The regime will likely first use the extra revenue to increase its military budget. This scenario occurred in 2015 after the original JCPOA was struck. Iran immediately raised its military budget by $1.5 billion, from $15.6 billion to $17.1 billion. At the time, the Iranian Students News Agency quoted Mohammed Reza Pour Ebrahimi, a member of the parliament’s Economic Affairs Committee, as saying: “In addition to the approved figures, $1.5 billion has been allocated to prop up defense of the country and this amount has been approved by this committee.”
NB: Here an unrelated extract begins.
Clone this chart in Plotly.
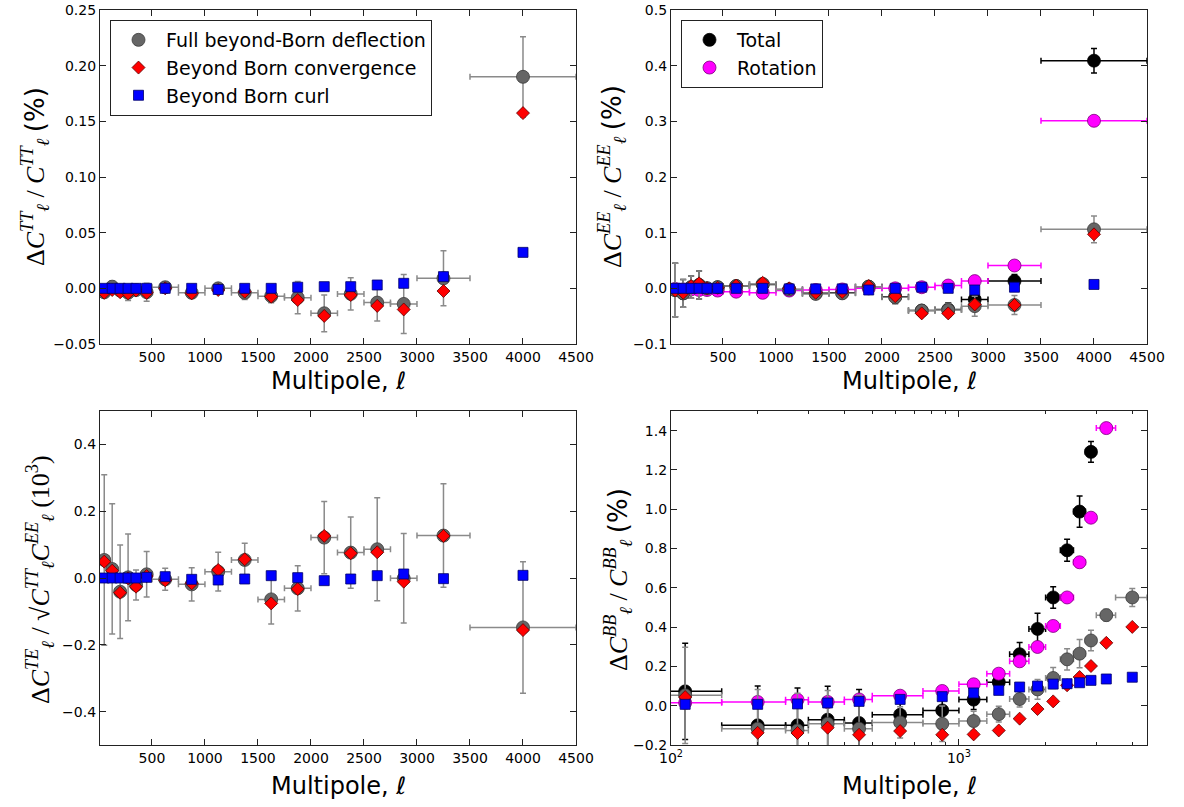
import plotly.graph_objects as go

# ---------------- data ----------------
ell = [50, 125, 200, 275, 350, 450, 625, 875, 1125, 1375, 1625, 1875, 2125, 2375, 2625, 2875, 3250, 4000]
ell_lo = [2, 100, 150, 250, 300, 400, 500, 750, 1000, 1250, 1500, 1750, 2000, 2250, 2500, 2750, 3000, 3500]
ell_hi = [100, 150, 250, 300, 400, 500, 750, 1000, 1250, 1500, 1750, 2000, 2250, 2500, 2750, 3000, 3500, 4500]

ell_bb = [112, 200, 275, 350, 450, 625, 875, 1125, 1375, 1625, 1875, 2125, 2375, 2625, 2875, 3250, 4000]
ell_bb_lo = [75, 150, 250, 300, 400, 500, 750, 1000, 1250, 1500, 1750, 2000, 2250, 2500, 2750, 3000, 3500]
ell_bb_hi = [150, 250, 300, 400, 500, 750, 1000, 1250, 1500, 1750, 2000, 2250, 2500, 2750, 3000, 3500, 4500]

# TT (%)
tt_full = [-0.0036, 0.0015, -0.002, -0.004, -0.0015, -0.0035, 0.001, -0.004, 0.0, -0.004, -0.007, -0.0084,
           -0.0224, -0.005, -0.0128, -0.014, 0.009, 0.190]
tt_full_err = [0.004, 0.005, 0.005, 0.007, 0.005, 0.008, 0.005, 0.005, 0.003, 0.006, 0.006, 0.0145,
               0.0165, 0.0145, 0.0165, 0.0265, 0.0247, 0.036]
tt_conv = [-0.004, -0.0015, -0.0035, -0.0045, -0.002, -0.004, 0.0, -0.0045, -0.0015, -0.003, -0.0075, -0.0105,
           -0.0248, -0.006, -0.0158, -0.019, -0.0024, 0.1574]
tt_curl = [0.0, 0.0, 0.0, 0.0, 0.0, 0.0, 0.0, 0.0, -0.001, 0.0, 0.0, 0.001, 0.0015, 0.0015, 0.003, 0.0045,
           0.0105, 0.0323]

# EE (%)
ee_full = [-0.003, -0.009, 0.002, 0.006, 0.0, 0.002, 0.004, 0.008, -0.002, -0.010, -0.009, 0.003, -0.016,
           -0.040, -0.039, -0.032, -0.030, 0.106]
ee_full_err = [0.048, 0.025, 0.02, 0.025, 0.01, 0.008, 0.008, 0.008, 0.006, 0.006, 0.006, 0.008, 0.012,
               0.008, 0.012, 0.018, 0.017, 0.024]
ee_conv = [-0.004, -0.008, 0.004, 0.009, 0.0, 0.001, 0.005, 0.010, 0.0, -0.008, -0.0065, 0.004, -0.014,
           -0.045, -0.045, -0.029, -0.030, 0.097]
ee_curl = [0.0, 0.0, 0.0, 0.0, 0.0, 0.0, 0.0, 0.0, -0.001, -0.001, -0.001, -0.003, 0.0, 0.002, 0.0, -0.003,
           0.002, 0.007]
ee_total = [-0.003, -0.009, 0.002, 0.006, 0.0, 0.002, 0.004, 0.007, -0.002, -0.009, -0.008, 0.003, -0.015,
            -0.040, -0.038, -0.020, 0.013, 0.409]
ee_total_err = [0.048, 0.025, 0.02, 0.025, 0.01, 0.008, 0.008, 0.008, 0.006, 0.006, 0.006, 0.008, 0.012,
                0.008, 0.012, 0.012, 0.012, 0.022]
ee_rot = [-0.001, -0.002, -0.002, -0.003, -0.003, -0.004, -0.006, -0.008, -0.004, -0.003, -0.002, 0.0, 0.0,
          0.002, 0.005, 0.013, 0.041, 0.301]
ee_rot_err = [0.003, 0.003, 0.003, 0.003, 0.002, 0.002, 0.002, 0.002, 0.002, 0.002, 0.002, 0.002, 0.002,
              0.002, 0.003, 0.003, 0.004, 0.004]

# TE (10^3)
te_full = [0.054, 0.027, -0.041, 0.002, -0.021, 0.011, -0.004, -0.019, 0.019, 0.054, -0.064, -0.031, 0.121,
           0.076, 0.086, -0.001, 0.127, -0.148]
te_full_err = [0.255, 0.195, 0.14, 0.13, 0.045, 0.068, 0.033, 0.05, 0.058, 0.05, 0.074, 0.068, 0.108, 0.107,
               0.154, 0.134, 0.155, 0.197]
te_conv = [0.049, 0.022, -0.044, -0.001, -0.026, 0.006, -0.007, -0.016, 0.024, 0.056, -0.076, -0.033, 0.126,
           0.074, 0.077, -0.011, 0.126, -0.156]
te_curl = [0.0, 0.0, 0.0, 0.0, 0.0, 0.002, 0.004, -0.004, -0.006, -0.003, 0.007, 0.001, -0.008, -0.003, 0.007,
           0.012, -0.002, 0.008]

# BB (%)
bb_full = [0.053, -0.117, -0.126, -0.092, -0.117, -0.085, -0.092, -0.078, -0.043, 0.034, 0.083, 0.141, 0.236,
           0.265, 0.332, 0.461, 0.551]
bb_full_err = [0.245, 0.2, 0.19, 0.17, 0.17, 0.08, 0.09, 0.05, 0.04, 0.04, 0.05, 0.053, 0.054, 0.072, 0.052,
               0.03, 0.046]
bb_conv = [0.044, -0.138, -0.139, -0.112, -0.148, -0.129, -0.148, -0.146, -0.126, -0.066, -0.017, 0.022, 0.104,
           0.146, 0.202, 0.32, 0.401]
bb_curl = [0.007, 0.007, 0.009, 0.014, 0.022, 0.032, 0.046, 0.065, 0.078, 0.095, 0.1, 0.11, 0.112, 0.117,
           0.129, 0.136, 0.145]
bb_total = [0.073, -0.10, -0.10, -0.071, -0.088, -0.046, -0.024, 0.031, 0.12, 0.262, 0.391, 0.551, 0.791,
            0.988, 1.292, None, None]
bb_total_err = [0.245, 0.2, 0.19, 0.17, 0.17, 0.08, 0.07, 0.05, 0.04, 0.06, 0.08, 0.055, 0.056, 0.08, 0.053,
                None, None]
bb_rot = [0.015, 0.019, 0.03, 0.019, 0.032, 0.051, 0.075, 0.109, 0.163, 0.226, 0.299, 0.406, 0.551, 0.73,
          0.957, 1.413, None]
bb_rot_err = [0.01, 0.01, 0.01, 0.01, 0.01, 0.01, 0.01, 0.01, 0.01, 0.01, 0.01, 0.01, 0.01, 0.01, 0.01,
              0.01, None]

# ---------------- styling ----------------
W, H = 1184, 807
GRAY, GRAY_ERR = "#666666", "#8a8a8a"
RED, BLUE, BLACK, MAG = "#ff0000", "#0000ff", "#000000", "#ff00ff"
FONT = "DejaVu Sans"
MATH = "Liberation Serif"

fig = go.Figure()


def xerrs(x, lo, hi):
    return [h - c for c, h in zip(x, hi)], [c - l for c, l in zip(x, lo)]


def add(xa, ya, x, y, symbol, size, color, edge, name=None, legend=None,
        yerr=None, lo=None, hi=None, errcolor=None):
    kw = {}
    if yerr is not None:
        kw["error_y"] = dict(type="data", array=yerr, color=errcolor, thickness=1.5, width=3)
    if lo is not None:
        p, m = xerrs(x, lo, hi)
        kw["error_x"] = dict(type="data", array=p, arrayminus=m, symmetric=False,
                             color=errcolor, thickness=1.5, width=3)
    fig.add_trace(go.Scatter(
        x=x, y=y, mode="markers", xaxis=xa, yaxis=ya,
        marker=dict(symbol=symbol, size=size, color=color, line=dict(color=edge, width=0.8)),
        name=name, showlegend=name is not None, legend=legend or "legend", **kw))


# TT panel
add("x", "y", ell, tt_full, "circle", 13, GRAY, "#3a3a3a", "Full beyond-Born deflection", "legend",
    tt_full_err, ell_lo, ell_hi, GRAY_ERR)
add("x", "y", ell, tt_conv, "diamond", 10, RED, "#5a0000", "Beyond Born convergence", "legend")
add("x", "y", ell, tt_curl, "square", 10, BLUE, "#00006a", "Beyond Born curl", "legend")

# EE panel
add("x2", "y2", ell, ee_total, "circle", 13, BLACK, "#000000", "Total", "legend2",
    ee_total_err, ell_lo, ell_hi, BLACK)
add("x2", "y2", ell, ee_rot, "circle", 13, MAG, "#7a007a", "Rotation", "legend2",
    ee_rot_err, ell_lo, ell_hi, MAG)
add("x2", "y2", ell, ee_full, "circle", 13, GRAY, "#3a3a3a", None, None,
    ee_full_err, ell_lo, ell_hi, GRAY_ERR)
add("x2", "y2", ell, ee_conv, "diamond", 10, RED, "#5a0000")
add("x2", "y2", ell, ee_curl, "square", 10, BLUE, "#00006a")

# TE panel
add("x3", "y3", ell, te_full, "circle", 13, GRAY, "#3a3a3a", None, None,
    te_full_err, ell_lo, ell_hi, GRAY_ERR)
add("x3", "y3", ell, te_conv, "diamond", 10, RED, "#5a0000")
add("x3", "y3", ell, te_curl, "square", 10, BLUE, "#00006a")

# BB panel
add("x4", "y4", ell_bb, bb_total, "circle", 13, BLACK, "#000000", None, None,
    bb_total_err, ell_bb_lo, ell_bb_hi, BLACK)
add("x4", "y4", ell_bb, bb_rot, "circle", 13, MAG, "#7a007a", None, None,
    bb_rot_err, ell_bb_lo, ell_bb_hi, MAG)
add("x4", "y4", ell_bb, bb_full, "circle", 13, GRAY, "#3a3a3a", None, None,
    bb_full_err, ell_bb_lo, ell_bb_hi, GRAY_ERR)
add("x4", "y4", ell_bb, bb_conv, "diamond", 10, RED, "#5a0000")
add("x4", "y4", ell_bb, bb_curl, "square", 10, BLUE, "#00006a")

# ---------------- layout ----------------
XL = [100 / W, 576 / W]
XR = [671 / W, 1147 / W]
YT = [1 - 344 / H, 1 - 10 / H]
YB = [1 - 745 / H, 1 - 411 / H]

base = dict(showline=True, linecolor="#222222", linewidth=1.2, mirror="allticks",
            ticks="inside", ticklen=6, tickwidth=1, tickcolor="#222222",
            showgrid=False, zeroline=False, automargin=False,
            tickfont=dict(family=FONT, size=14, color="black"))

lin_x = dict(base, range=[10, 4500], tickvals=[500, 1000, 1500, 2000, 2500, 3000, 3500, 4000, 4500])

fig.update_layout(
    width=W, height=H, margin=dict(l=0, r=0, t=0, b=0),
    paper_bgcolor="white", plot_bgcolor="white",
    xaxis=dict(lin_x, domain=XL, anchor="y"),
    yaxis=dict(base, domain=YT, anchor="x", range=[-0.05, 0.25], dtick=0.05, tick0=0, tickformat=".2f"),
    xaxis2=dict(lin_x, domain=XR, anchor="y2"),
    yaxis2=dict(base, domain=YT, anchor="x2", range=[-0.1, 0.5], dtick=0.1, tick0=0, tickformat=".1f"),
    xaxis3=dict(lin_x, domain=XL, anchor="y3"),
    yaxis3=dict(base, domain=YB, anchor="x3", range=[-0.5, 0.5],
                tickvals=[-0.4, -0.2, 0.0, 0.2, 0.4], tickformat=".1f"),
    xaxis4=dict(base, domain=XR, anchor="y4", type="log", range=[2, 3.6532],
                tickvals=[100, 1000], ticktext=["10<sup>2</sup>", "10<sup>3</sup>"],
                minor=dict(ticks="inside", ticklen=3, tickcolor="#222222",
                           tickvals=[200, 300, 400, 500, 600, 700, 800, 900, 2000, 3000, 4000])),
    yaxis4=dict(base, domain=YB, anchor="x4", range=[-0.2, 1.5], dtick=0.2, tick0=0, tickformat=".1f"),
    legend=dict(x=110 / W, y=1 - 20 / H, xanchor="left", yanchor="top",
                bgcolor="white", bordercolor="#222222", borderwidth=1,
                font=dict(family=FONT, size=19, color="black"), itemwidth=45),
    legend2=dict(x=681 / W, y=1 - 20 / H, xanchor="left", yanchor="top",
                 bgcolor="white", bordercolor="#222222", borderwidth=1,
                 font=dict(family=FONT, size=19, color="black"), itemwidth=45),
)


def C(sup):
    return f"<i>C</i><sup><i>{sup}</i></sup><sub><i>ℓ</i></sub>"


pct = f'<span style="font-family:{FONT}">(%)</span>'
ytitles = [
    (35, 177, f"Δ{C('TT')} / {C('TT')} {pct}"),
    (612, 177, f"Δ{C('EE')} / {C('EE')} {pct}"),
    (40, 580, f"Δ{C('TE')} / √{C('TT')}{C('EE')} (10<sup>3</sup>)"),
    (618, 580, f"Δ{C('BB')} / {C('BB')} {pct}"),
]
for x, y, t in ytitles:
    fig.add_annotation(x=x / W, y=1 - y / H, xref="paper", yref="paper", text=t, showarrow=False,
                       textangle=-90, xanchor="center", yanchor="middle",
                       font=dict(family=MATH, size=26, color="black"))

for x, y in [(338, 381), (909, 381), (338, 786), (909, 786)]:
    fig.add_annotation(x=x / W, y=1 - y / H, xref="paper", yref="paper",
                       text="Multipole, <i>ℓ</i>", showarrow=False,
                       xanchor="center", yanchor="middle",
                       font=dict(family=FONT, size=24, color="black"))

fig.write_html("out.html")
Regionally speaking, a nuclear deal will likely escalate Iran’s interference in the domestic affairs of other countries, in spite of what the advocates of the agreement argue. We should recall that former US President Barack Obama promised that a deal with the Iranian government would bring positive changes. To get the JCPOA through in 2015, its proponents raised hopes that engaging with the Iranian leaders would moderate the government’s behavior. For example, Obama pointed out in an interview with National Public Radio that, as a result of the nuclear agreement, Iran might make “different decisions that are less offensive to its neighbors; that it tones down the rhetoric in terms of its virulent opposition to Israel. And, you know, that’s something that we should welcome.”
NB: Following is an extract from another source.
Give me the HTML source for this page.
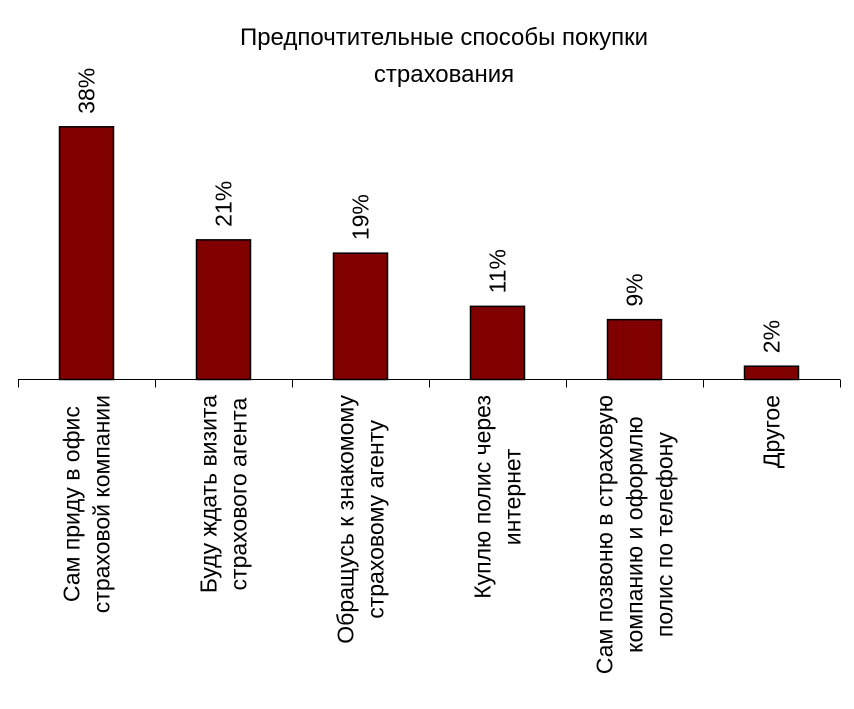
<!DOCTYPE html>
<html><head><meta charset="utf-8"><style>
html,body{margin:0;padding:0;background:#fff;}
svg{display:block;font-family:"Liberation Sans",Arial,sans-serif;}
</style></head><body>
<svg id="chart" width="854" height="709" viewBox="0 0 854 709">
<g font-size="24" text-anchor="middle" fill="#000">
<text x="444" y="45">Предпочтительные способы покупки</text>
<text x="444" y="82">страхования</text>
</g>
<g id="bars"></g>
<line x1="18" y1="379.5" x2="840" y2="379.5" stroke="#000" stroke-width="1"/>
<g id="ticks"></g>
<g id="labels"></g>
</svg>
<script>
const categories = [
  ["Сам приду в офис","страховой компании"],
  ["Буду ждать визита","страхового агента"],
  ["Обращусь к знакомому","страховому агенту"],
  ["Куплю полис через","интернет"],
  ["Сам позвоню в страховую","компанию и оформлю","полис по телефону"],
  ["Другое"]
];
const values = [38, 21, 19, 11, 9, 2];
const valueLabels = ["38%","21%","19%","11%","9%","2%"];

const NS = "http://www.w3.org/2000/svg";
const x0 = 18, x1 = 840, baseY = 379.5, pxPer = 6.65;
const band = (x1 - x0) / categories.length;
const xCenter = i => x0 + band * (i + 0.5);
const yScale = v => baseY - v * pxPer;
const barsG = document.getElementById('bars');
const ticksG = document.getElementById('ticks');
const labelsG = document.getElementById('labels');

for (let i = 0; i <= categories.length; i++) {
  const t = document.createElementNS(NS, 'line');
  
  
  const x = Math.round(x0 + band * i) + 0.5;
  t.setAttribute('x1', x); t.setAttribute('x2', x);
  t.setAttribute('y1', baseY); t.setAttribute('y2', baseY + 8);
  t.setAttribute('stroke', '#000');
  ticksG.appendChild(t);
}

values.forEach((v, i) => {
  const cx = xCenter(i);
  const top = yScale(v);
  const r = document.createElementNS(NS, 'rect');
  
  
  r.setAttribute('x', cx - 27); r.setAttribute('width', 54);
  r.setAttribute('y', top); r.setAttribute('height', baseY - top);
  r.setAttribute('fill', '#800000'); r.setAttribute('stroke', '#000'); r.setAttribute('stroke-width', '1.5');
  barsG.appendChild(r);

  const t = document.createElementNS(NS, 'text');
  
  
  const tx = cx + 8, ty = top - 13;
  t.setAttribute('x', tx); t.setAttribute('y', ty);
  t.setAttribute('transform', `rotate(-90 ${tx} ${ty})`);
  t.setAttribute('font-size', '23');
  t.textContent = valueLabels[i];
  barsG.appendChild(t);
});

categories.forEach((lines, i) => {
  const cx = xCenter(i);
  const g = document.createElementNS(NS, 'g');
  
  
  labelsG.appendChild(g);
  const n = lines.length;
  const texts = lines.map((s, j) => {
    const t = document.createElementNS(NS, 'text');
    t.setAttribute('font-size', '23');
    t.setAttribute('text-anchor', 'middle');
    t.textContent = s;
    g.appendChild(t);
    return t;
  });
  let maxLen = 0;
  texts.forEach(t => { maxLen = Math.max(maxLen, t.getComputedTextLength()); });
  const midY = 395 + maxLen / 2;
  texts.forEach((t, j) => {
    const lx = cx + (j - (n - 1) / 2) * 30 + 8;
    t.setAttribute('x', lx); t.setAttribute('y', midY);
    t.setAttribute('transform', `rotate(-90 ${lx} ${midY})`);
  });
});
</script>
</body></html>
But the international community witnessed the opposite. For the first time, Hezbollah became emboldened and admitted to receiving financial and military assistance from Iran. In addition, Tehran’s military involvement in Iraq steadily rose. The Iranian regime also became more forceful in supporting and assisting the Syrian government militarily and economically, as well as providing intelligence and acting in an advisory role.
Sanctions relief, as a consequence of a return to the nuclear accord, would help Iran’s Islamic Revolutionary Guard Corps and its elite Quds force, which focuses on extraterritorial operations, to buttress the regime’s proxies, including Hezbollah, the Houthis and Iraqi Shiite militias.

Any new deal will likely escalate Iran’s interference in the domestic affairs of other countries, in spite of what the advocates of the agreement argue.

Dr. Majid Rafizadeh

Finally, do not expect the Iranian regime to curb its nuclear program and fully comply with the terms of the nuclear deal. After the 2015 deal came into effect, Germany’s domestic intelligence agency, the Federal Office for the Protection of the Constitution, revealed in its annual report for 2016 that the Iranian government had pursued a “clandestine” path toward obtaining illicit nuclear technology and equipment from German companies “at what is, even by international standards, a quantitatively high level.”
In conclusion, the flow of billions of dollars of extra revenue into the Iranian regime’s treasury as a result of a new nuclear deal will most likely be funneled into the IRGC, the Quds Force and Iran’s proxy and militia groups, which will ratchet up their military adventurism in the region and interference in the domestic affairs of other countries.